The DEGS1, MRAP, PLUNC, RRAGD, EDIL3, IL7R, DHRS11, HCP5, WNT5A and KIF13A were selected to construct a 10-gene signature. Many of these genes have already been proven to participate in carcinogenesis and the TME. As a major dihydroceramide desaturase in human neuroblastoma cells, DEGS1 was identified as being crucial for cell proliferation via cell cycle checkpoint evasion [55]. ABTL0812, an anti-cancer molecule, has been proven to suppress DEGS1 activity to promote cytotoxic autophagy in cancer cells [56]. Moreover, inhibition of DEGS1 has been found to activate endoplasmic reticulum stress and autophagy, which is essential in maintaining immunophenotypic and functional stem cells [57]. RRAGD is a monomeric guanine nucleotide-binding protein that enhances nutritious metabolism and tumor proliferation via activating the mTOR pathway [58]. RRAGD has also been reported to be overexpressed and to correlated with an unfavorable outcome in HCC patients [59]. Here, we identified DEGS1 and RRAGD as being overexpressed in the high-risk RC group, and to be correlated with advanced tumor stage and tumor size, further highlighting the clinical value of evaluating their expression in cancer. We also found that DEGS1 was correlated with the infiltration of different immune cells, especially neutrophils, providing a clue for the potential immunomodulatory role of DEGS1.

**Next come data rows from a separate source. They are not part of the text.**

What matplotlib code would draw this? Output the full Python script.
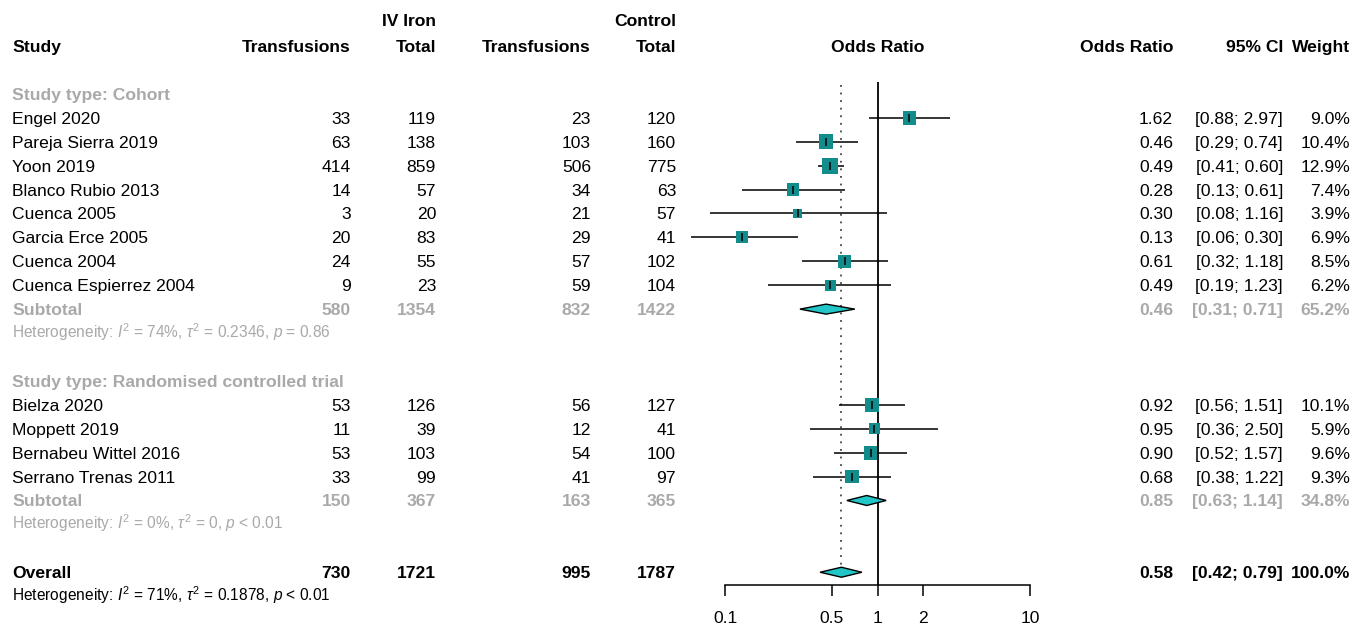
import numpy as np
import matplotlib
matplotlib.use("Agg")
import matplotlib.pyplot as plt

plt.rcParams['font.family'] = ['Liberation Sans', 'DejaVu Sans']
plt.rcParams['mathtext.fontset'] = 'custom'
plt.rcParams['mathtext.rm'] = 'Liberation Sans'
plt.rcParams['mathtext.it'] = 'Liberation Sans:italic'
plt.rcParams['mathtext.bf'] = 'Liberation Sans:bold'

# study level data
studies = ["Engel 2020", "Pareja Sierra 2019", "Yoon 2019", "Blanco Rubio 2013",
           "Cuenca 2005", "Garcia Erce 2005", "Cuenca 2004", "Cuenca Espierrez 2004",
           "Bielza 2020", "Moppett 2019", "Bernabeu Wittel 2016", "Serrano Trenas 2011"]
iv_events = [33, 63, 414, 14, 3, 20, 24, 9, 53, 11, 53, 33]
iv_total = [119, 138, 859, 57, 20, 83, 55, 23, 126, 39, 103, 99]
ctrl_events = [23, 103, 506, 34, 21, 29, 57, 59, 56, 12, 54, 41]
ctrl_total = [120, 160, 775, 63, 57, 41, 102, 104, 127, 41, 100, 97]
odds_ratio = [1.62, 0.46, 0.49, 0.28, 0.30, 0.13, 0.61, 0.49, 0.92, 0.95, 0.90, 0.68]
ci_lower = [0.88, 0.29, 0.41, 0.13, 0.08, 0.06, 0.32, 0.19, 0.56, 0.36, 0.52, 0.38]
ci_upper = [2.97, 0.74, 0.60, 0.61, 1.16, 0.30, 1.18, 1.23, 1.51, 2.50, 1.57, 1.22]
weights = [9.0, 10.4, 12.9, 7.4, 3.9, 6.9, 8.5, 6.2, 10.1, 5.9, 9.6, 9.3]

# subgroups
group_names = ["Study type: Cohort", "Study type: Randomised controlled trial"]
group_sizes = [8, 4]
sub_iv_events = [580, 150]
sub_iv_total = [1354, 367]
sub_ctrl_events = [832, 163]
sub_ctrl_total = [1422, 365]
sub_or = [0.46, 0.85]
sub_lower = [0.31, 0.63]
sub_upper = [0.71, 1.14]
sub_weight = [65.2, 34.8]
sub_het = [r"Heterogeneity: $I^2$ = 74%, $\tau^2$ = 0.2346, $p$ = 0.86",
           r"Heterogeneity: $I^2$ = 0%, $\tau^2$ = 0, $p$ < 0.01"]

# overall
overall_counts = [730, 1721, 995, 1787]
overall_or = 0.58
overall_lower = 0.42
overall_upper = 0.79
overall_weight = 100.0
overall_het = r"Heterogeneity: $I^2$ = 71%, $\tau^2$ = 0.1878, $p$ < 0.01"

axis_ticks = [0.1, 0.5, 1, 2, 10]
axis_labels = ["0.1", "0.5", "1", "2", "10"]

W, H = 1367, 625
GRAY = "#a9a9a9"
SQ_COL = "#138c8c"
DIA_COL = "#22c6c6"
FS = 12.6
FS_HET = 11.2

fig = plt.figure(figsize=(W / 100, H / 100), dpi=100)
tab = fig.add_axes([0, 0, 1, 1])
tab.set_xlim(0, W)
tab.set_ylim(H, 0)
tab.axis("off")

# forest panel: x in log odds ratio, y in pixel rows
px0, px1, ax_bottom = 680, 1075, 585
ppd = 152.5  # pixels per decade
lo_lim = 10 ** (np.log10(0.1) - (725 - px0) / ppd)
hi_lim = 10 ** (np.log10(0.1) + (px1 - 725) / ppd)
fp = fig.add_axes([px0 / W, (H - ax_bottom) / H, (px1 - px0) / W, ax_bottom / H])
fp.set_xscale("log")
fp.set_xlim(lo_lim, hi_lim)
fp.set_ylim(ax_bottom, 0)
fp.patch.set_alpha(0)
for s in ["top", "left", "right"]:
    fp.spines[s].set_visible(False)
fp.spines["bottom"].set_bounds(0.1, 10)
fp.spines["bottom"].set_linewidth(1.1)
fp.set_yticks([])
fp.set_xticks(axis_ticks)
fp.set_xticklabels(axis_labels)
fp.minorticks_off()
fp.tick_params(axis="x", direction="out", length=8, width=1.1, pad=10.5, labelsize=FS)

row0, step = 46.0, 23.92


def row_y(i):
    return row0 + step * i


# column right edges
c_iv_ev, c_iv_tot, c_ct_ev, c_ct_tot = 351, 436, 591, 676
c_or, c_ci, c_w = 1173, 1283, 1350


def put(x, y, s, ha="right", color="black", bold=False, size=FS):
    tab.text(x, y + 6, s, ha=ha, va="baseline", color=color, fontsize=size,
             fontweight="bold" if bold else "normal")


# headers
put(436, row_y(-1.08), "IV Iron", bold=True)
put(676, row_y(-1.08), "Control", bold=True)
put(12, row_y(0), "Study", ha="left", bold=True)
put(c_iv_ev, row_y(0), "Transfusions", bold=True)
put(c_iv_tot, row_y(0), "Total", bold=True)
put(c_ct_ev, row_y(0), "Transfusions", bold=True)
put(c_ct_tot, row_y(0), "Total", bold=True)
put(877.5, row_y(0), "Odds Ratio", ha="center", bold=True)
put(c_or, row_y(0), "Odds Ratio", bold=True)
put(c_ci, row_y(0), "95% CI", bold=True)
put(c_w, row_y(0), "Weight", bold=True)


def diamond(est, lo, hi, y, h=5.0):
    fp.fill([lo, est, hi, est], [y, y - h, y, y + h], facecolor=DIA_COL,
            edgecolor="black", linewidth=1.0, zorder=3)


study_rows = []
r = 2
start = 0
for g, n in enumerate(group_sizes):
    put(12, row_y(r), group_names[g], ha="left", color=GRAY, bold=True)
    r += 1
    for k in range(start, start + n):
        y = row_y(r)
        study_rows.append(y)
        put(12, y, studies[k], ha="left")
        put(c_iv_ev, y, str(iv_events[k]))
        put(c_iv_tot, y, str(iv_total[k]))
        put(c_ct_ev, y, str(ctrl_events[k]))
        put(c_ct_tot, y, str(ctrl_total[k]))
        put(c_or, y, f"{odds_ratio[k]:.2f}")
        put(c_ci, y, f"[{ci_lower[k]:.2f}; {ci_upper[k]:.2f}]")
        put(c_w, y, f"{weights[k]:.1f}%")
        r += 1
    start += n
    y = row_y(r)
    put(12, y, "Subtotal", ha="left", color=GRAY, bold=True)
    put(c_iv_ev, y, str(sub_iv_events[g]), color=GRAY, bold=True)
    put(c_iv_tot, y, str(sub_iv_total[g]), color=GRAY, bold=True)
    put(c_ct_ev, y, str(sub_ctrl_events[g]), color=GRAY, bold=True)
    put(c_ct_tot, y, str(sub_ctrl_total[g]), color=GRAY, bold=True)
    put(c_or, y, f"{sub_or[g]:.2f}", color=GRAY, bold=True)
    put(c_ci, y, f"[{sub_lower[g]:.2f}; {sub_upper[g]:.2f}]", color=GRAY, bold=True)
    put(c_w, y, f"{sub_weight[g]:.1f}%", color=GRAY, bold=True)
    diamond(sub_or[g], sub_lower[g], sub_upper[g], y)
    r += 1
    tab.text(12, row_y(r) + 5, sub_het[g], ha="left", va="baseline",
             color=GRAY, fontsize=FS_HET)
    r += 2

y = row_y(r)
put(12, y, "Overall", ha="left", bold=True)
for x, v in zip([c_iv_ev, c_iv_tot, c_ct_ev, c_ct_tot], overall_counts):
    put(x, y, str(v), bold=True)
put(c_or, y, f"{overall_or:.2f}", bold=True)
put(c_ci, y, f"[{overall_lower:.2f}; {overall_upper:.2f}]", bold=True)
put(c_w, y, f"{overall_weight:.1f}%", bold=True)
diamond(overall_or, overall_lower, overall_upper, y)
overall_y = y
tab.text(12, row_y(r + 1) + 5, overall_het, ha="left", va="baseline",
         color="black", fontsize=FS_HET)

# reference lines
fp.vlines(1, 82, ax_bottom, color="black", linewidth=1.3, zorder=2)
fp.vlines(overall_or, 85, overall_y - 4, color="#444444", linewidth=1.3,
          linestyles=(0, (1, 3.2)), zorder=1)

# study estimates, square area proportional to weight
ys = np.array(study_rows)
fp.hlines(ys, ci_lower, ci_upper, color="black", linewidth=1.1, zorder=2)
fp.scatter(odds_ratio, ys, s=np.array(weights) * 10.5, marker="s", color=SQ_COL,
           linewidths=0, zorder=3)
fp.scatter(odds_ratio, ys, s=40, marker="|", color="black", linewidths=1.1, zorder=4)

fig.savefig("out.png", dpi=100)
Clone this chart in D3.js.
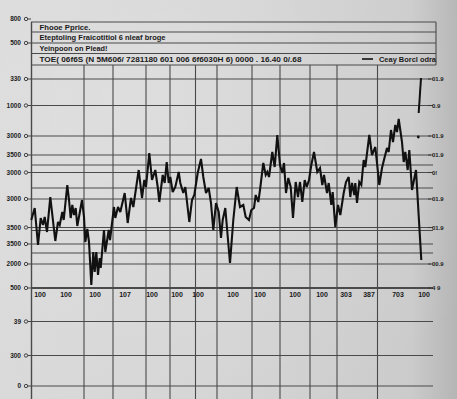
<!DOCTYPE html>
<html><head><meta charset="utf-8">
<script src="https://cdn.jsdelivr.net/npm/d3@7/dist/d3.min.js"></script>
<style>html,body{margin:0;padding:0;background:#d2d2d2;}svg{display:block;}</style>
</head><body><svg id="c" width="457" height="399"></svg>
<script>
// ---- data ----
const days = [0.15,1.85,3.5,4.85,6,6.85,8,9.65,10.5,12.15,13.5,14.35,15.65,16.35,18.15,19,19.85,20.65,21.5,22.35,23.15,24.35,25.5,26.5,27.15,28.15,29,30.15,31.15,31.85,32.65,33.5,34.35,34.85,36.5,37.15,38.85,39.5,41.5,42.15,43.5,44.65,46.85,48.35,50,51.15,53.85,55.5,56.65,57.5,59.15,60.5,62.15,63.35,64.15,65.85,66.85,67.85,68.85,69.65,70.85,72.15,73.85,74.65,76.15,77.15,79.15,80.5,81.65,83.35,85,86.15,87.5,88.85,90,91.15,92.5,93.85,95,95.85,97.15,97.65,99.5,101.15,102.85,104.5,106.15,107.35,109,110.15,111.5,112.35,113.65,114.5,116.15,117.35,118.15,119,120.65,121.85,123.15,124.5,125.65,126.5,127.5,128.65,129.85,131,132.35,133.5,134.5,135.65,136.85,137.85,139,140.15,141.5,143.15,144.5,145.65,146.5,148,148.85,150.15,150.85,152.15,153.5,154.65,156.35,157.5,158.85,159.65,160.5,161.65,162.15,163,164.15,165.15,166.35,167.15,169.15,170.5,172.15,173,174.15,175.5,176.85,178,178.85,180,181,182.15,183,183.85,185.5,186.35,187.15,188.35,189.15,190.5,192.5,195.15];
const prices = [83,89,70.5,84,80.5,84.5,77,94.5,87,72.5,82,80.5,87,83,100.5,93,84,90.5,85.5,89,80,86.5,93,84.5,72,78.5,72,50.5,67,57,67,55.5,64,59,78,67,78,73,89.5,84,89.5,87,96.5,81.5,94,89.5,108,94,103,99.5,116.5,103,108,99.5,92,105.5,101.5,112,101.5,104.5,97,99.5,107,101.5,96.5,99.5,82,93,95.5,106.5,113.5,104.5,96.5,99,91.5,78,91.5,87,74,83,89,83,61.5,83,99.5,89.5,90.5,84.5,83,88,89,95.5,92,98,111.5,105.5,107,104.5,117,109.5,125.5,110.5,106.5,111.5,96.5,104,99.5,84,102,94.5,102,92,103,99.5,103,110.5,117,107,109,100.5,105.5,96.5,101.5,90.5,97,79.5,90.5,85.5,96.5,102,104.5,94.5,101.5,95.5,101.5,91.5,102,100.5,113,109.5,125.5,115.5,119.5,111.5,100.5,109,114.5,119,117,128,122,130.5,127,133.5,122,112,117,108,118,98,108,63];
const spikeDays = [193.85,195];
const spikeValues = [136.5,154];
const dotDays = [193.65];
const dotValues = [124.5];

const titleLines = ["Fhooe Pprice.","Eteptoling Fraicotitiol 6 nleaf broge","Yeinpoon on Plead!"];
const subtitle = "TOE( 06f6S (N 5M606/ 7281180 601 006 6f6030H 6) 0000 . 16.40 0/.68";
const legendLabel = "Ceay Borcl odra";

const yTickValues = [153.5,140.25,125,115.5,106.75,93.5,79.25,71,61,49,32.25,15.25,0];
const yTickLabels = ["330","1000","3000","3500","3000","3000","3500","3500","2000","500","39","300","0"];
const yExtraGrid = [110.5,99,77.75,66.5];
const rightTickValues = [153.5,140.25,125,115.5,106.75,93.5,79.25,61,49];
const rightTickLabels = ["01.9","0.9","01.9","01.9","0!","01.9","01.9","00.9","4 9"];
const xTickValues = [4.5,17.5,32,47,60.5,73,83.5,101,114.5,132,145.5,157.5,169,183.5,196.5];
const xTickLabels = ["100","100","100","107","100","100","100","100","100","100","100","303","387","703","100"];
const xGridValues = [26.5,41,57.5,69.5,82.25,93,110.5,124.5,139.5,153,173.25];
const headerTickLabels = ["800","500"];

// ---- drawing ----
const W = 457, H = 399;
const svg = d3.select("#c");
const x = d3.scaleLinear().domain([0,201]).range([31,433]);
const y = d3.scaleLinear().domain([0,154]).range([386,78]);
const font = "'Liberation Sans', Arial, sans-serif";
const gridCol = "#4a4a4a";

const defs = svg.append("defs");
const lg = defs.append("linearGradient").attr("id","bg").attr("x1",0).attr("x2",1).attr("y1",0).attr("y2",0);
lg.append("stop").attr("offset","0").attr("stop-color","#d9d9d9");
lg.append("stop").attr("offset","0.5").attr("stop-color","#d4d4d4");
lg.append("stop").attr("offset","0.9").attr("stop-color","#cbcbcb");
lg.append("stop").attr("offset","1").attr("stop-color","#b5b5b5");
svg.append("rect").attr("width",W).attr("height",H).attr("fill","url(#bg)");
const rg = defs.append("radialGradient").attr("id","vig").attr("cx",0.3).attr("cy",0.25).attr("r",0.9);
rg.append("stop").attr("offset","0").attr("stop-color","#fff").attr("stop-opacity",0.18);
rg.append("stop").attr("offset","1").attr("stop-color","#fff").attr("stop-opacity",0);
svg.append("rect").attr("width",W).attr("height",H).attr("fill","url(#vig)");

// header box
const hdrY = [22,32,43,53.5,65];
const hdr = svg.append("g");
hdrY.forEach(v => hdr.append("line").attr("x1",31).attr("x2",436).attr("y1",v).attr("y2",v)
  .attr("stroke",gridCol).attr("stroke-width",1.1));
hdr.append("line").attr("x1",436).attr("x2",436).attr("y1",22).attr("y2",65).attr("stroke",gridCol).attr("stroke-width",1.1);
const titleLens = [51,126,68];
titleLines.forEach((t,i) => hdr.append("text").attr("x",39.5).attr("y",hdrY[i]+8)
  .attr("font-family",font).attr("font-weight","bold").attr("font-size",8).attr("fill","#1a1a1a")
  .attr("textLength",titleLens[i]).attr("lengthAdjust","spacingAndGlyphs").text(t));
hdr.append("text").attr("x",39.5).attr("y",62).attr("font-family",font).attr("font-weight","bold")
  .attr("font-size",7.5).attr("fill","#1a1a1a").attr("textLength",262).attr("lengthAdjust","spacingAndGlyphs").text(subtitle);
hdr.append("line").attr("x1",362).attr("x2",373).attr("y1",59).attr("y2",59).attr("stroke","#111").attr("stroke-width",1.6);
hdr.append("text").attr("x",379).attr("y",62).attr("font-family",font).attr("font-weight","bold")
  .attr("font-size",7.5).attr("fill","#1a1a1a").attr("textLength",57).attr("lengthAdjust","spacingAndGlyphs").text(legendLabel);
[19,43].forEach((py,i) => {
  hdr.append("text").attr("x",21).attr("y",py+2.3).attr("text-anchor","end").attr("font-family",font)
    .attr("font-weight","bold").attr("font-size",6.5).attr("fill","#222").text(headerTickLabels[i]);
  hdr.append("circle").attr("cx",26).attr("cy",py).attr("r",1.7).attr("fill","none").attr("stroke","#333").attr("stroke-width",0.9);
  hdr.append("line").attr("x1",27.7).attr("x2",31).attr("y1",py).attr("y2",py).attr("stroke","#333").attr("stroke-width",0.9);
});

// horizontal grid
const grid = svg.append("g");
yTickValues.concat(yExtraGrid).forEach(v => grid.append("line")
  .attr("x1",31).attr("x2",433).attr("y1",y(v)).attr("y2",y(v))
  .attr("stroke",gridCol).attr("stroke-width", v===49 ? 2 : 1.1));
// vertical grid
xGridValues.forEach(v => grid.append("line").attr("x1",x(v)).attr("x2",x(v)).attr("y1",65).attr("y2",H)
  .attr("stroke",gridCol).attr("stroke-width",1.1));
grid.append("line").attr("x1",31.5).attr("x2",31.5).attr("y1",22).attr("y2",H).attr("stroke",gridCol).attr("stroke-width",1.4);

// left axis labels
const yAxisG = svg.append("g");
yTickValues.forEach((v,i) => {
  const py = y(v);
  yAxisG.append("text").attr("x",21).attr("y",py+2.3).attr("text-anchor","end").attr("font-family",font)
    .attr("font-weight","bold").attr("font-size",6.5).attr("fill","#222").text(yTickLabels[i]);
  yAxisG.append("circle").attr("cx",26).attr("cy",py).attr("r",1.7).attr("fill","none").attr("stroke","#333").attr("stroke-width",0.9);
  yAxisG.append("line").attr("x1",27.7).attr("x2",31).attr("y1",py).attr("y2",py).attr("stroke","#333").attr("stroke-width",0.9);
});
// right labels
rightTickValues.forEach((v,i) => {
  const py = y(v);
  yAxisG.append("line").attr("x1",428).attr("x2",431).attr("y1",py).attr("y2",py).attr("stroke","#333").attr("stroke-width",0.9);
  yAxisG.append("text").attr("x",432).attr("y",py+2.2).attr("font-family",font)
    .attr("font-weight","bold").attr("font-size",6).attr("fill","#222").text(rightTickLabels[i]);
});
// x labels
xTickValues.forEach((v,i) => svg.append("text").attr("x",x(v)).attr("y",296.5).attr("text-anchor","middle")
  .attr("font-family",font).attr("font-weight","bold").attr("font-size",7).attr("fill","#1a1a1a").text(xTickLabels[i]));

// price line
const line = d3.line().x(d => x(d[0])).y(d => y(d[1]));
svg.append("path").datum(d3.zip(days, prices)).attr("d", line)
  .attr("fill","none").attr("stroke","#111").attr("stroke-width",2.1).attr("stroke-linejoin","miter").attr("stroke-miterlimit",3);
svg.append("path").datum(d3.zip(spikeDays, spikeValues)).attr("d", line)
  .attr("fill","none").attr("stroke","#111").attr("stroke-width",2);
svg.selectAll("circle.dot").data(d3.zip(dotDays, dotValues)).enter().append("circle").attr("class","dot")
  .attr("cx",d => x(d[0])).attr("cy",d => y(d[1])).attr("r",1.4).attr("fill","#111");
</script></body></html>
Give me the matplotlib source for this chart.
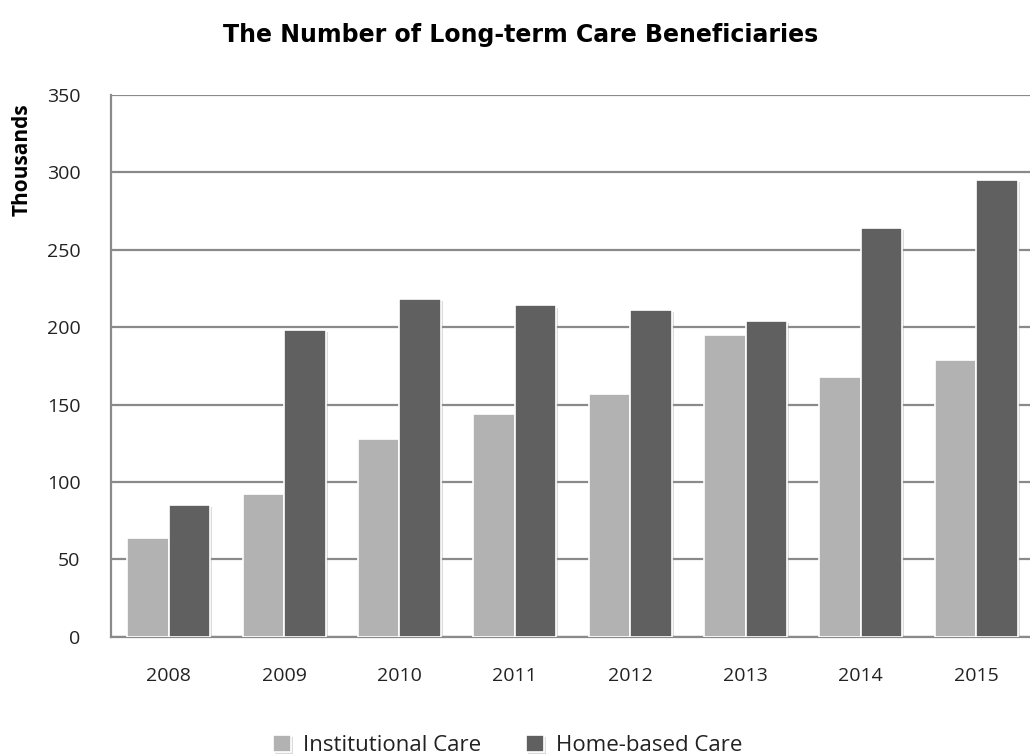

In conclusion, we divided all RC patients into four subtypes based on different compositions of TME components and afforded the biological interpretability for those differences. Moreover, the differences in clinical characteristics and prognosis among different RC subtypes enabled us to establish a robust and concise model by including only 10 DEGs, which provided predictions for both prognosis and immunotherapy response. We believe that both the non-predefined four subtypes we established by unsupervised clustering and the corresponding degenerated 10-gene prognostic model may facilitate our understanding of RC heterogeneity, help the clinical stratification of RC patients and assist the clinical decision-making process.